Metropolitan News-Enterprise

 

Friday, October 1, 2021

 

Page 1

 

Time-Barred Fraud Actions Can’t Be Converted Into Contract Suits—C.A.

Summary Judgment Affirmed for Owner of Mobile Park; Bad Advice by Manager That Government Approval Not Needed for Construction Wasn’t Contractual Breach

 

By a MetNews Staff Writer

 

Mobile home owners who were misinformed by the on-site manager of the park where they occupied space that improvements could be made to their properties without government approval, and who did not timely sue for the ensuing harm when they found they were in noncompliance with the law, cannot maintain actions under a contract theory, the Fifth District Court of Appeal held on Friday.

The statute of limitations for fraud is three years and there is a four-year time bar on actions based on contract. An action by the mobile home owners was brought within four years.

Three couples appealed from the summary judgment granted by Merced Superior Court Judge Brian L. McCabe to defendant CTC Investors, LLC. The defendant had sold them their mobile homes and entered into contracts with them under which the couples leased space in Casa Mobile Home Park.

Implied Covenant

After state inspectors disapproved the modifications they had made on the mobile homes, they found they lacked the funds to bring the properties into compliance and lost the mobile homes. On appeal the couples insisted that they had valid causes if action for breach of the implied covenant of good faith and fair dealing.

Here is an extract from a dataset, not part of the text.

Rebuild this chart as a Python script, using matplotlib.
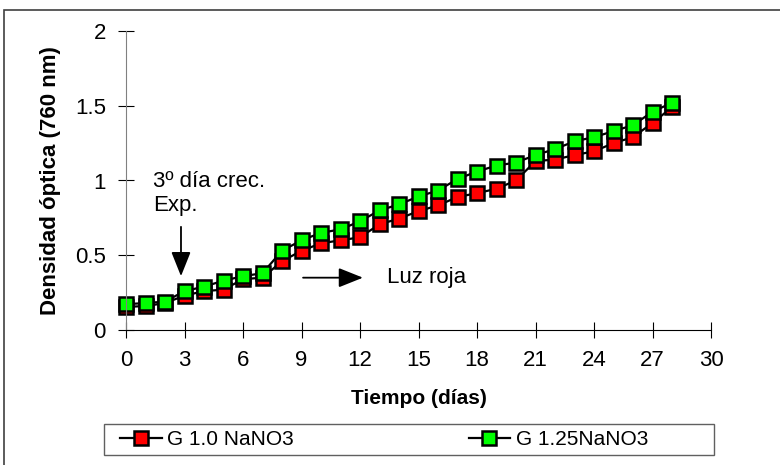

Acting Presiding Justice Herbert I. Levy wrote the unpublished opinion affirming the judgment, explaining:

“[W]e agree with the trial court’s conclusion that no cause of action existed in this case under the implied covenant of good faith and fair dealing. Although the allegations of false representations and detrimental reliance potentially indicated fraud, they cannot reasonably be stretched into a viable claim for breach of the lease agreements under the guise of the implied covenant of good faith and fair dealing.”

He continued:

“As the trial court correctly pointed out, the implied covenant is only recognized to protect the parties’ rights or benefits embodied in their express contract. Here, there was no adequate connection between the rights or benefits provided in the lease agreements and the subject matter of the alleged false representations, and thus no cause of action for breach of the implied covenant was available.”

Purpose of Leases

Levy elaborated:

“The manifest purpose of the written lease agreements was the rental of spaces in the Park, not the purchase or improvement of any person’s mobilehome. The necessity of obtaining government approvals or permits before making substantial improvements to one’s own mobilehome, situated on a rented space at the Park, was not within the scope of the express provisions of said lease agreements. In other words, no express covenant or benefit provided under the lease agreements related to that specific subject matter. Consequently, inasmuch as there was no express contractual right or benefit concerning which an implied covenant would be needed to afford protection from the conduct of the other party, the implied covenant does not apply to the circumstances of this case.”

The case is Muniz v. CTC Investors, F079107.